> **Goal**: Retype, exactly as they stand, the lines from the start of the data to the line that contains "plt.rcParams['mathtext.default'] = 'regular'", both ends included. Leave the pictures out.

> **Raw data**:
##########

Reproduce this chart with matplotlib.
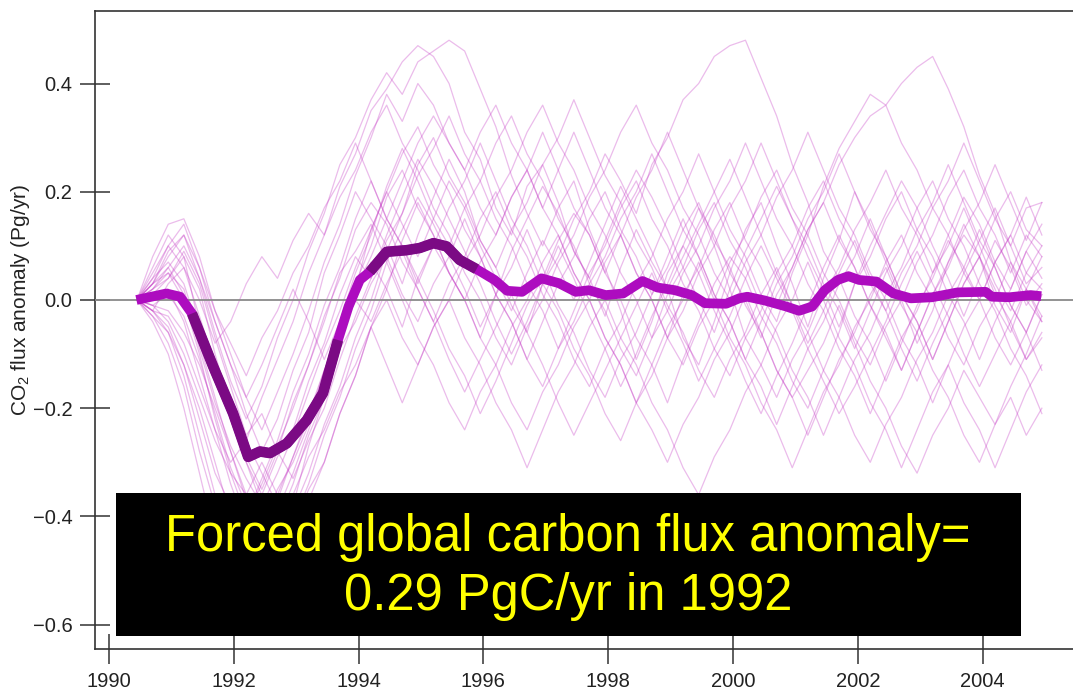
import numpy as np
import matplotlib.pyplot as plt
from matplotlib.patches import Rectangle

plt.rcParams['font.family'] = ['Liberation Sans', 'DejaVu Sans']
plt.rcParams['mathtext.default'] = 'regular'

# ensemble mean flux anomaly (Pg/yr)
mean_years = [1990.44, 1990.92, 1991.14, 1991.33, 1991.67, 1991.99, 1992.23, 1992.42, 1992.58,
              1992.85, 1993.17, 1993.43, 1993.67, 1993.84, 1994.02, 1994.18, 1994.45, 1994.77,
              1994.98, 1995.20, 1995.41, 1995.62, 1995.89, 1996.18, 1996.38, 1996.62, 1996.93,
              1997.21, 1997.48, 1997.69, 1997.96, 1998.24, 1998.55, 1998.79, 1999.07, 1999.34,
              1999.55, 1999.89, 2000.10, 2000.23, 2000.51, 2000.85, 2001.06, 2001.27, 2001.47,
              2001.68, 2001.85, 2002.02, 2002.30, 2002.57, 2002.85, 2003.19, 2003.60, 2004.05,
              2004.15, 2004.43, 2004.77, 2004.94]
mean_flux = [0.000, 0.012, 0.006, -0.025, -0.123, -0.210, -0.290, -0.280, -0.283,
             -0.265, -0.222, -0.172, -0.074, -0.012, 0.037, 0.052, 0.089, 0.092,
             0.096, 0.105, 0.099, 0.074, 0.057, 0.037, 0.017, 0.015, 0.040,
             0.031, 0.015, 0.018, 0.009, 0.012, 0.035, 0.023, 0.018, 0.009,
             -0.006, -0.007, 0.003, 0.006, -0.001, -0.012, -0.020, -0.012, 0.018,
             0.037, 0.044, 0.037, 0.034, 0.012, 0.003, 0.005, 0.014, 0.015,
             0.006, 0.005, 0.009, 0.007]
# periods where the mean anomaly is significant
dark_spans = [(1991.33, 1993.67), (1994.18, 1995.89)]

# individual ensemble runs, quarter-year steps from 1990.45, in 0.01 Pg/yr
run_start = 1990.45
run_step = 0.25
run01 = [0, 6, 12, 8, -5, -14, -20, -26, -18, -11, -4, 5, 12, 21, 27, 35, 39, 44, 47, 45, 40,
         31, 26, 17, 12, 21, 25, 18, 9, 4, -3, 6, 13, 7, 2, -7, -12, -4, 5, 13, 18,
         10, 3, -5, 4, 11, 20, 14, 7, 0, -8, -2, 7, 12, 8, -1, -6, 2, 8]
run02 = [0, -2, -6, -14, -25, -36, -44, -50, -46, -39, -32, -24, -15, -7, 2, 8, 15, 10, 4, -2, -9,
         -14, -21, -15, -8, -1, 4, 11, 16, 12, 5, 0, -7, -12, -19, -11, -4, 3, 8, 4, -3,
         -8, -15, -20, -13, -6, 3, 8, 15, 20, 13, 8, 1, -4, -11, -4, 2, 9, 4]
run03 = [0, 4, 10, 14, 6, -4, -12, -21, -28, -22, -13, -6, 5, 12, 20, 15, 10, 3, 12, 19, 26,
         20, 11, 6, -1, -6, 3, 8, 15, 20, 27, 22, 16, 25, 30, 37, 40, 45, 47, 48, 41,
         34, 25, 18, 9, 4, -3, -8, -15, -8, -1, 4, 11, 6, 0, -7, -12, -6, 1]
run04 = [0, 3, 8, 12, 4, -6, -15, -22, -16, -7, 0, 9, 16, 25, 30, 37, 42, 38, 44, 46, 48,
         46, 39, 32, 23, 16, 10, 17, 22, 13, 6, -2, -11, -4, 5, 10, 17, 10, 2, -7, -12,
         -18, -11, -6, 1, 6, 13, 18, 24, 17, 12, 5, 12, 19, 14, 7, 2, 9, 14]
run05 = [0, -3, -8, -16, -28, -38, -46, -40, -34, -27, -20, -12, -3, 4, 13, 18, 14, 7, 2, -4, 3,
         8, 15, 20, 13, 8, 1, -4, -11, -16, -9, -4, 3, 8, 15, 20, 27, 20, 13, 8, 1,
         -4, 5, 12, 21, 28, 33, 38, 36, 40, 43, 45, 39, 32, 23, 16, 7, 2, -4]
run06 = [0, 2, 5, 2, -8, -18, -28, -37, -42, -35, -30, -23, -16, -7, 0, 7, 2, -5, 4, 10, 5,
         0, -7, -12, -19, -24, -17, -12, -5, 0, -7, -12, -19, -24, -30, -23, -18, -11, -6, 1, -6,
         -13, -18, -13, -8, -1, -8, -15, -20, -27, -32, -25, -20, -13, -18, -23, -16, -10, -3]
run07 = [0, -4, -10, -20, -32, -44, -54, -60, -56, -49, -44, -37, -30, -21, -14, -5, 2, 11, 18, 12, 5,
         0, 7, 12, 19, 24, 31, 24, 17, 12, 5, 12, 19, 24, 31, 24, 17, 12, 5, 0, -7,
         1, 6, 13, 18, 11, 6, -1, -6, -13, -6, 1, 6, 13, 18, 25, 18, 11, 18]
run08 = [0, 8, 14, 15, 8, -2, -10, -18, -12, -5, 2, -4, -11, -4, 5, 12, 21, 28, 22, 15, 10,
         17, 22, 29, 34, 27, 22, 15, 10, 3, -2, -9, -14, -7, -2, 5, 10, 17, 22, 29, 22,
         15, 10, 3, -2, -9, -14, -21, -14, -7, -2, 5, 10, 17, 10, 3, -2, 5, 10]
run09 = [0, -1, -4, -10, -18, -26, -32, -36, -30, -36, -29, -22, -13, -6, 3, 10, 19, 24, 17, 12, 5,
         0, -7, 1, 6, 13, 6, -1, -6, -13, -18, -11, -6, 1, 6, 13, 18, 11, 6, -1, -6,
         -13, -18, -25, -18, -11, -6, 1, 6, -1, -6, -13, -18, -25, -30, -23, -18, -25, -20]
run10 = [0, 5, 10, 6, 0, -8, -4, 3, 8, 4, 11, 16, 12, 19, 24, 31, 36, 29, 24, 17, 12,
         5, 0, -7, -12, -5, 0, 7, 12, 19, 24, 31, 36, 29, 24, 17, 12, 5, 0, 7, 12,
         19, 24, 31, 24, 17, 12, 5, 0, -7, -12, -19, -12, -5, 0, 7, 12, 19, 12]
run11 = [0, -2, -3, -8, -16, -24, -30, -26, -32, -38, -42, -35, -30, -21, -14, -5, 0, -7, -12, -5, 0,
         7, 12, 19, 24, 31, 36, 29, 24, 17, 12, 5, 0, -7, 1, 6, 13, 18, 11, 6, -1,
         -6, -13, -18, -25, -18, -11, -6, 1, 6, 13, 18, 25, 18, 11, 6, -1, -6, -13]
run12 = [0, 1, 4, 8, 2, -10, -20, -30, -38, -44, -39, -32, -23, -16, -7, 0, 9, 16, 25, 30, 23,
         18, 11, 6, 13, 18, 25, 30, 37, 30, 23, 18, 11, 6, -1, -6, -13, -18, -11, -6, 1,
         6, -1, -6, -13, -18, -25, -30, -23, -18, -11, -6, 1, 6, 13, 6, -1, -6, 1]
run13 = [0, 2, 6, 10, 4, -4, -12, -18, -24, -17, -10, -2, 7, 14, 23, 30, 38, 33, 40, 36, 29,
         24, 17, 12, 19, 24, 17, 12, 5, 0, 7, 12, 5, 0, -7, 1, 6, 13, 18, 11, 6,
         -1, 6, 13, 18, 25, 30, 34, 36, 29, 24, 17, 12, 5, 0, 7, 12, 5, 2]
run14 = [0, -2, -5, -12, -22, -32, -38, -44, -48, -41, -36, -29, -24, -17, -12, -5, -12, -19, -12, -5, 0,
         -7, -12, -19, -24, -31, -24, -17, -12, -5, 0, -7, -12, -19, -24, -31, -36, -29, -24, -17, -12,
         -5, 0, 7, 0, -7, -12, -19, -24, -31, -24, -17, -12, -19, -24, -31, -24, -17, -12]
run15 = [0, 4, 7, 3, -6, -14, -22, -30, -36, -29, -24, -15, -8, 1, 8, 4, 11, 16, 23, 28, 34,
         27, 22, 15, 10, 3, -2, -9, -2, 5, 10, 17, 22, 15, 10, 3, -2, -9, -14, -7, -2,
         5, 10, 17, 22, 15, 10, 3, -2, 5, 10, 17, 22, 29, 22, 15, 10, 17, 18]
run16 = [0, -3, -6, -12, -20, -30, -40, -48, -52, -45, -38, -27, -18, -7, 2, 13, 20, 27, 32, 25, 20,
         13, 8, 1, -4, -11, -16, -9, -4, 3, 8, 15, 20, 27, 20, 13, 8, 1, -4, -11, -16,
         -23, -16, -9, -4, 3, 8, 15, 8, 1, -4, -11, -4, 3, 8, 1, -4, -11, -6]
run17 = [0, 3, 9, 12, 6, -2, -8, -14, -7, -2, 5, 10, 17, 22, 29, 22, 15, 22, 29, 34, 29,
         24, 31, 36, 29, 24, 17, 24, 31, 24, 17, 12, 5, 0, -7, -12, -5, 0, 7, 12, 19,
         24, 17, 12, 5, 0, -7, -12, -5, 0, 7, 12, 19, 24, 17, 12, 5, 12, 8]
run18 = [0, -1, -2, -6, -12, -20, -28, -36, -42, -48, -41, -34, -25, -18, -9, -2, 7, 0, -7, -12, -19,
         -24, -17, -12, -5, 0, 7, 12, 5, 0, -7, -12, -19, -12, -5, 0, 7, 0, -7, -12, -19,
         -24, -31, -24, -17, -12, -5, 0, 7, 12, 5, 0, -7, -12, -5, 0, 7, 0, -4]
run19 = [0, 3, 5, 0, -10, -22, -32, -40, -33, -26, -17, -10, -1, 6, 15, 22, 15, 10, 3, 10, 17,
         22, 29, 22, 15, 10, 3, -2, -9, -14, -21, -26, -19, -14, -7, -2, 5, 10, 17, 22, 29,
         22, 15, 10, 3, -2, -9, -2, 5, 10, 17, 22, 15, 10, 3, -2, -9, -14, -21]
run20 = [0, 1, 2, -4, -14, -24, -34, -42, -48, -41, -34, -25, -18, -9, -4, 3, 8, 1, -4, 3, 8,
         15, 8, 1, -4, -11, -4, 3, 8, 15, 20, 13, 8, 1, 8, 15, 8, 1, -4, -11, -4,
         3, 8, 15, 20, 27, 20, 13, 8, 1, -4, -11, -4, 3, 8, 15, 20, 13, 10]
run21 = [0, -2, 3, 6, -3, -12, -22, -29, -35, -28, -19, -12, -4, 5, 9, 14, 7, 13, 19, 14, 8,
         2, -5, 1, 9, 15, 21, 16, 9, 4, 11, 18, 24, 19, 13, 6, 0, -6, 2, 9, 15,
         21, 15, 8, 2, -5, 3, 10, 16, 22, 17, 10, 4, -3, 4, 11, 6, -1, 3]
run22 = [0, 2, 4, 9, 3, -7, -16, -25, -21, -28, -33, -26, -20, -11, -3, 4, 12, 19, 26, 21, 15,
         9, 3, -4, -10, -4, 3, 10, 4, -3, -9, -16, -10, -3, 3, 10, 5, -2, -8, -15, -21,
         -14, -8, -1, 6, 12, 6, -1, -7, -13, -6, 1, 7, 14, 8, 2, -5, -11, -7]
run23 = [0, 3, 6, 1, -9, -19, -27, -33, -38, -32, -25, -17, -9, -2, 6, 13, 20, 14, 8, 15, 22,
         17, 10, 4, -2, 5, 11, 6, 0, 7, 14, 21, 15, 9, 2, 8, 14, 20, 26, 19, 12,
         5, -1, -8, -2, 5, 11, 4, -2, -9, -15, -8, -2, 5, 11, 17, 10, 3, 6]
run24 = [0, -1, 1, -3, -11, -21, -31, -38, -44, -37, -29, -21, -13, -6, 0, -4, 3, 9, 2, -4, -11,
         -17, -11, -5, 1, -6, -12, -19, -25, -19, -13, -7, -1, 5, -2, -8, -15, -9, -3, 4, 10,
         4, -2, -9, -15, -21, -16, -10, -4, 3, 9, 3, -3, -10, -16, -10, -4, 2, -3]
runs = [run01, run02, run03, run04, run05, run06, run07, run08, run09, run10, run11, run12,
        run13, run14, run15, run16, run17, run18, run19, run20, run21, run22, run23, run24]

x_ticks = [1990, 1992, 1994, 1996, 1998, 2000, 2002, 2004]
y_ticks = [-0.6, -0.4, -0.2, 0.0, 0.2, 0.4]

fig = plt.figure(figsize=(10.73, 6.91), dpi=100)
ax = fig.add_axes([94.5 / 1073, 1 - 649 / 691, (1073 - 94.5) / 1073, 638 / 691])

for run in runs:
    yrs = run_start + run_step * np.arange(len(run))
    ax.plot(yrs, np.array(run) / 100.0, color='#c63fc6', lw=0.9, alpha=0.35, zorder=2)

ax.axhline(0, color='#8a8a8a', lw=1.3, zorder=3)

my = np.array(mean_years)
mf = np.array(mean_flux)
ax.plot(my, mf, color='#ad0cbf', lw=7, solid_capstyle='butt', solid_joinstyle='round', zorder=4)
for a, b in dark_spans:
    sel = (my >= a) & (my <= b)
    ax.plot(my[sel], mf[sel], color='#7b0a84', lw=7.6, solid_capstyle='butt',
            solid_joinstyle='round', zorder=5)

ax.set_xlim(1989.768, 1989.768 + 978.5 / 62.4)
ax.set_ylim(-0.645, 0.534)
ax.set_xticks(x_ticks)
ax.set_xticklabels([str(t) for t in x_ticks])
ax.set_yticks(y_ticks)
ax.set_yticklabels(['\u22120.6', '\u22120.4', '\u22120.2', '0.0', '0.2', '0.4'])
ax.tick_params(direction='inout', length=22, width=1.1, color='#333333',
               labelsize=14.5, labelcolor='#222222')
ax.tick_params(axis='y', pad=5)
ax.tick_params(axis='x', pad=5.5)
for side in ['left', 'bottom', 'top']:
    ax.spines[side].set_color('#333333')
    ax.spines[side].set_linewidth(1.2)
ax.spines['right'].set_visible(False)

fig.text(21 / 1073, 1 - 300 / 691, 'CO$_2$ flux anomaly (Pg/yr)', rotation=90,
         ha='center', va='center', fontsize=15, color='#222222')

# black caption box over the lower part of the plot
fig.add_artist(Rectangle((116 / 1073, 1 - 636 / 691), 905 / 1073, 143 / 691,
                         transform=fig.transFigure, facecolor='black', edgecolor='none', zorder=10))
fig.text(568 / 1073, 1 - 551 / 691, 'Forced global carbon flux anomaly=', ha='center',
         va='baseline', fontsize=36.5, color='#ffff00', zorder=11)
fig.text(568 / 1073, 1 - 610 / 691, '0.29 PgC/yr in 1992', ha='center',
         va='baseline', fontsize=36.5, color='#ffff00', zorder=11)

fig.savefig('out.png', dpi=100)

##########

> **Result of this task**:
Reproduce this chart with matplotlib.
import numpy as np
import matplotlib.pyplot as plt
from matplotlib.patches import Rectangle

plt.rcParams['font.family'] = ['Liberation Sans', 'DejaVu Sans']
plt.rcParams['mathtext.default'] = 'regular'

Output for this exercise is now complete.